How to prove that \$I_3=Vi/R1\$ in a darlingtonpair circuit with opamp when \$\beta_2\to\infty\$? [closed]

Question

I have the following circuit:

^{simulate this circuit – Schematic created using CircuitLab}

How can I prove that \$I_3=Vi/R1\$ when \$\beta_2\to\infty\$?

Answer 1

You don't need to prove it if you accept that an op-amp (even quite modestly priced op-amps) that use negative feedback, seek to ensure that the two input voltages (+Vin and -Vin) are identical.

In effect, what ever voltage you apply to +Vin (Vi in your example) results in the same Vi appearing on -Vin. This inevitably means that: -

$$I_{R_3} = \dfrac{V_i}{R_1}$$

Answer 2

First, I will use Mathematica to solve your problem.

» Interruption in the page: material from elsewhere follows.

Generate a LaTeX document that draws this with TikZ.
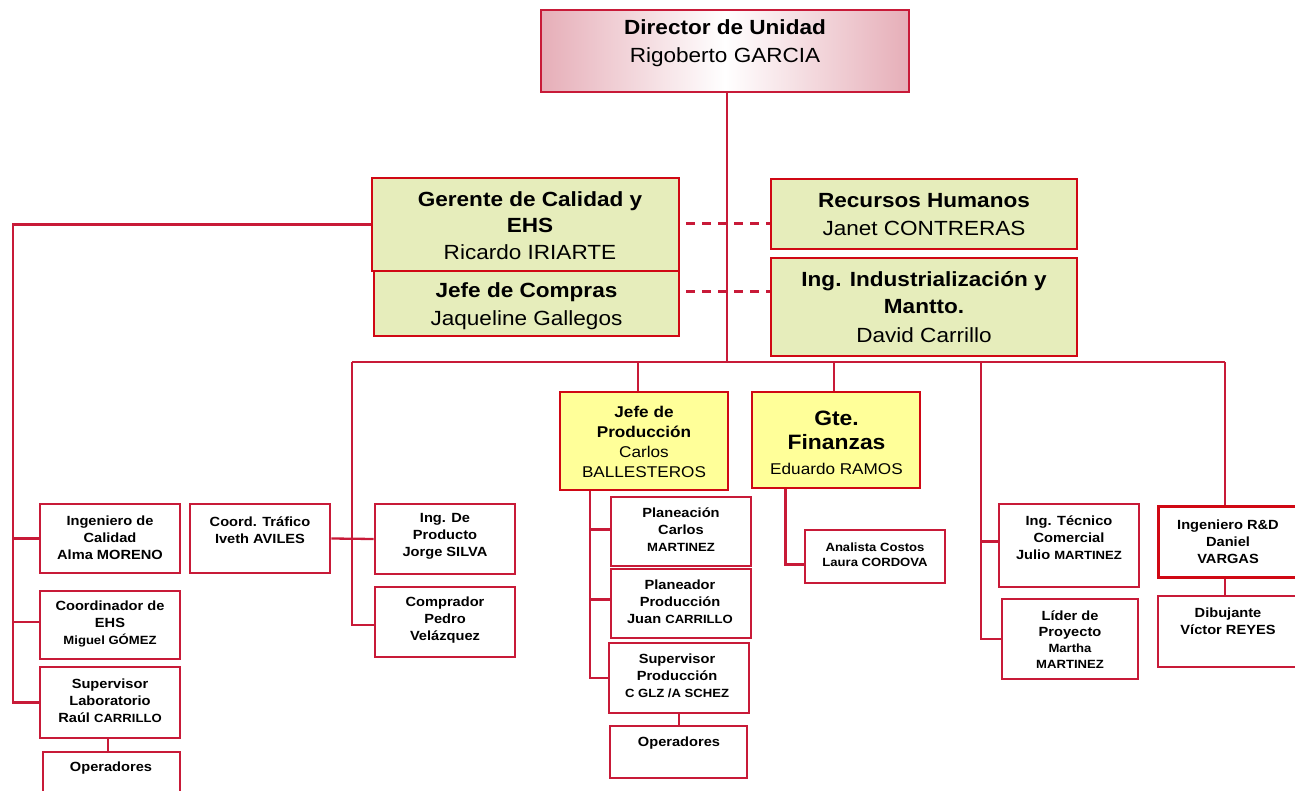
\documentclass[tikz,border=0pt]{standalone}
\usepackage{fontspec}
\setmainfont{Liberation Sans}[FakeStretch=1.1]
\usetikzlibrary{fit}
\definecolor{crim}{RGB}{200,26,56}
\definecolor{bred}{RGB}{208,8,20}
\definecolor{grn}{RGB}{230,237,187}
\definecolor{yel}{RGB}{255,255,153}
\definecolor{dpink}{RGB}{230,174,184}
\begin{document}
\begin{tikzpicture}[x=1pt,y=-1pt,
 lbox/.style={draw=crim, line width=2.7pt, fill=white, inner sep=0pt},
 rbox/.style={draw=bred, line width=3pt, fill=white, inner sep=0pt},
 gbox/.style={draw=bred, line width=2.9pt, fill=grn, inner sep=0pt},
 ybox/.style={draw=bred, line width=2.9pt, fill=yel, inner sep=0pt},
 dbox/.style={draw=crim, line width=2.7pt, left color=dpink, right color=dpink, middle color=white, inner sep=0pt},
 conn/.style={draw=crim, line width=2.3pt},
 dconn/.style={draw=crim, line width=2.3pt, dash pattern=on 9pt off 7pt},
 big/.style={align=center, inner sep=0pt, font=\fontsize{20.5}{26.5}\selectfont},
 mid/.style={align=center, inner sep=0pt, font=\fontsize{15.6}{20}\selectfont},
 sm/.style={align=center, inner sep=0pt, font=\bfseries\fontsize{13.3}{17}\selectfont},
]
\useasboundingbox (0,0) rectangle (1295,791);
\newcommand\smf{\fontsize{11.9}{17}\selectfont}
% top level
\node[dbox, fit={(541,10) (909,92)}] (dir) {};
\node[big] (dir-t) at (725,43.5) {\textbf{Director de Unidad}\\[1.8pt]Rigoberto GARCIA};
\node[gbox, fit={(372,178) (679,271)}] (ger) {};
\node[big] (ger-t) at (530,225.2) {\textbf{Gerente de Calidad y}\\\textbf{EHS}\\Ricardo IRIARTE};
\node[gbox, fit={(374,271) (679,336)}] (jc) {};
\node[big] (jc-t) at (526.5,306.3) {\textbf{Jefe de Compras}\\[0.8pt]Jaqueline Gallegos};
\node[gbox, fit={(771,179) (1077,249)}] (rh) {};
\node[big] (rh-t) at (924,214.5) {\textbf{Recursos Humanos}\\[1pt]Janet CONTRERAS};
\node[gbox, fit={(771,258) (1077,356)}] (ii) {};
\node[big] (ii-t) at (924,307) {\textbf{Ing. Industrialización y}\\\textbf{Mantto.}\\[2.5pt]David Carrillo};
% second level
\node[ybox, fit={(560,392) (728,490)}] (jp) {};
\node[mid] (jp-t) at (644,442.3) {\textbf{Jefe de}\\\textbf{Producción}\\Carlos\\BALLESTEROS};
\node[ybox, fit={(752,392) (920,488)}] (gf) {};
\node[align=center, inner sep=0pt, font=\fontsize{20.8}{24.5}\selectfont] (gf-t) at (836.5,442.5) {\textbf{Gte.}\\\textbf{Finanzas}\\{\fontsize{15.6}{24.5}\selectfont Eduardo RAMOS}};
% left column
\node[lbox, fit={(40,504) (180,573)}] (ingcal) {};
\node[sm] (ingcal-t) at (110,538) {Ingeniero de\\Calidad\\Alma MORENO};
\node[lbox, fit={(40,591) (180,659)}] (coordehs) {};
\node[sm] (coordehs-t) at (110,624.2) {Coordinador de\\EHS\\{\smf Miguel GÓMEZ}};
\node[lbox, fit={(40,667) (180,738)}] (suplab) {};
\node[sm] (suplab-t) at (110,700.5) {Supervisor\\Laboratorio\\Raúl {\smf CARRILLO}};
\node[lbox, fit={(43,752) (180,800)}] (oplab) {};
\node[sm] (oplab-t) at (111,768.3) {Operadores};
\node[lbox, fit={(190,504) (330,573)}] (traf) {};
\node[sm] (traf-t) at (260,530) {Coord. Tráfico\\Iveth AVILES};
\node[lbox, fit={(375,504) (515,574)}] (ingprod) {};
\node[sm] (ingprod-t) at (445,536.7) {Ing. De\\Producto\\Jorge SILVA};
\node[lbox, fit={(375,587) (515,657)}] (comp) {};
\node[sm] (comp-t) at (445,620.5) {Comprador\\Pedro\\Velázquez};
% production
\node[lbox, fit={(611,497) (751,566)}] (plan) {};
\node[sm] (plan-t) at (681,530) {Planeación\\Carlos\\{\smf MARTINEZ}};
\node[lbox, fit={(611,569) (751,638)}] (plandor) {};
\node[sm] (plandor-t) at (680,602) {Planeador\\Producción\\Juan {\smf CARRILLO}};
\node[lbox, fit={(609,643) (749,713)}] (supprod) {};
\node[sm] (supprod-t) at (677,675.5) {Supervisor\\Producción\\{\smf C GLZ /A SCHEZ}};
\node[lbox, fit={(610,726) (747,778)}] (opprod) {};
\node[sm] (opprod-t) at (679,743) {Operadores};
% finance
\node[lbox, fit={(805,530) (945,583)}] (an) {};
\node[align=center, inner sep=0pt, font=\bfseries\fontsize{11.9}{15.5}\selectfont] (an-t) at (875,554.5) {Analista Costos\\Laura CORDOVA};
% right
\node[lbox, fit={(999,504) (1139,587)}] (ingtec) {};
\node[sm] (ingtec-t) at (1069,537.5) {Ing. Técnico\\Comercial\\Julio {\smf MARTINEZ}};
\node[lbox, fit={(1002,599) (1138,679)}] (lider) {};
\node[sm, font=\bfseries\fontsize{13.3}{16}\selectfont] (lider-t) at (1070,639.5) {Líder de\\Proyecto\\{\smf Martha}\\{\smf MARTINEZ}};
\node[rbox, fit={(1158,506) (1302,577)}] (rd) {};
\node[sm] (rd-t) at (1228,541.5) {Ingeniero R\&D\\Daniel\\VARGAS};
\node[lbox, fit={(1158,596) (1302,667)}] (dib) {};
\node[sm] (dib-t) at (1228,621) {Dibujante\\Víctor REYES};
% connectors
\coordinate (dd) at (727,362);
\coordinate (busL) at (352,362);
\coordinate (busR) at (1225,362);
\coordinate (b5) at (981,362);
\coordinate (lx) at (13,0);
\coordinate (jx) at (590,0);
\draw[conn] (dir.south -| dd) -- (dd);
\draw[conn] (busL) -- (busR);
\draw[conn] (busL) |- ([yshift=-3pt]comp.west);
\draw[conn] (traf.east) -- (ingprod.west);
\draw[conn] ([xshift=-6pt]jp.north) -- ([xshift=-6pt]jp.north |- busL);
\draw[conn] ([xshift=-2pt]gf.north) -- ([xshift=-2pt]gf.north |- busL);
\draw[conn] (b5) |- (lider.west);
\draw[conn] ([yshift=4pt]ingtec.west) -- ([yshift=4pt]ingtec.west -| b5);
\draw[conn] (busR) -- (busR |- rd.north);
\draw[conn] (rd.south -| busR) -- (busR |- dib.north);
\draw[conn] (ger.west) -| (lx |- suplab.west) -- (suplab.west);
\draw[conn] (lx |- ingcal.west) -- (ingcal.west);
\draw[conn] ([yshift=3pt]lx |- coordehs.west) -- ([yshift=3pt]coordehs.west);
\draw[conn] ([xshift=-2pt]suplab.south) -- ([xshift=-2pt]suplab.south |- oplab.north);
\draw[conn] (jx |- jp.south) |- (supprod.west);
\draw[conn] ([yshift=2pt]jx |- plan.west) -- ([yshift=2pt]plan.west);
\draw[conn] ([yshift=4pt]jx |- plandor.west) -- ([yshift=4pt]plandor.west);
\draw[conn] (supprod.south) -- (supprod.south |- opprod.north);
\draw[conn] ([xshift=-50.5pt]gf.south) |- ([yshift=-8pt]an.west);
\draw[dconn] ([xshift=6pt,yshift=1pt]ger.east) -- ([yshift=1pt]ger.east -| rh.west);
\draw[dconn] ([xshift=6pt,yshift=12pt]jc.east) -- ([yshift=12pt]jc.east -| ii.west);
\end{tikzpicture}
\end{document}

Well, we are trying to analyze the following circuit:

^{simulate this circuit – Schematic created using CircuitLab}

When analyzing a transistor we need to use the following relations:

• $$\text{I}_\text{T}=\text{I}_0+\text{I}_2\tag1$$
• $$\text{I}_1=\text{I}_\text{T}+\text{I}_3\tag2$$
• Transistor gain \$\beta_1\$: $$\beta_1=\frac{\text{I}_2}{\text{I}_0}\tag3$$
• Transistor gain \$\beta_2\$: $$\beta_2=\frac{\text{I}_3}{\text{I}_\text{T}}\tag4$$
• Emitter voltage \$\text{T}_1\$: $$\text{V}_{\text{BE}_1}=\text{V}_1-\text{V}_2\tag5$$
• Emitter voltage \$\text{T}_2\$: $$\text{V}_{\text{BE}_2}=\text{V}_2-\text{V}_5\tag5$$

Using KCL, we can write:

$$\text{I}_\text{b}=\text{I}_2+\text{I}_3\tag6$$

When we use and apply Ohm's law, we can write the following set of equations:

$$ \begin{cases} \text{I}_1=\frac{\text{V}_5}{\text{R}_1}\\ \\ \text{I}_2=\frac{\text{V}_\text{b}-\text{V}_3}{\text{R}_2}\\ \\ \text{I}_3=\frac{\text{V}_\text{b}-\text{V}_4}{\text{R}_3} \end{cases}\tag7 $$

Now, using an ideal opamp, we know that:

$$\text{V}_+=\text{V}_-=\text{V}_\text{i}=\text{V}_5\tag8$$

Now, it is not hard to solve for \$\text{I}_3\$:

$$\text{I}_3=\frac{\text{V}_\text{i}\beta_2}{\text{R}_1\left(1+\beta_2\right)}\tag9$$

Where I used Mathematica-code to solve for that:

In[1]:=FullSimplify[
 Solve[{IT == I0 + I2, 
   I1 == IT + I3, \[Beta]1 == I2/I0, \[Beta]2 == I3/IT, 
   VBE1 == V1 - V2, VBE2 == V2 - Vi, Ib == I2 + I3, I1 == Vi/R1, 
   I2 == (Vb - V3)/R2, I3 == (Vb - V4)/R3}, {Ib, IT, I0, I1, I2, I3, 
   V1, V2, V3, V4}]]

Out[1]={{Ib -> (Vi (\[Beta]1 + \[Beta]2 + \[Beta]1 \[Beta]2))/(
   R1 (1 + \[Beta]1) (1 + \[Beta]2)), IT -> Vi/(R1 + R1 \[Beta]2), 
  I0 -> Vi/(R1 + R1 \[Beta]1 + R1 \[Beta]2 + R1 \[Beta]1 \[Beta]2), 
  I1 -> Vi/R1, 
  I2 -> (Vi \[Beta]1)/(
   R1 + R1 \[Beta]1 + R1 \[Beta]2 + R1 \[Beta]1 \[Beta]2), 
  I3 -> (Vi \[Beta]2)/(R1 + R1 \[Beta]2), V1 -> VBE1 + VBE2 + Vi, 
  V2 -> VBE2 + Vi, 
  V3 -> Vb - (R2 Vi \[Beta]1)/(
    R1 + R1 \[Beta]1 + R1 \[Beta]2 + R1 \[Beta]1 \[Beta]2), 
  V4 -> Vb - (R3 Vi \[Beta]2)/(R1 + R1 \[Beta]2)}}

---

Now, when \$\beta_2\to\infty\$, we get:

$$\lim_{\beta_2\to\infty}\text{I}_3=\lim_{\beta_2\to\infty}\frac{\text{V}_\text{i}\beta_2}{\text{R}_1\left(1+\beta_2\right)}=\frac{\text{V}_\text{i}}{\text{R}_1}\cdot\lim_{\beta_2\to\infty}\frac{1}{1+\frac{1}{\beta_2}}=\frac{\text{V}_\text{i}}{\text{R}_1}\cdot\frac{1}{1+0}=\frac{\text{V}_\text{i}}{\text{R}_1}\tag{10}$$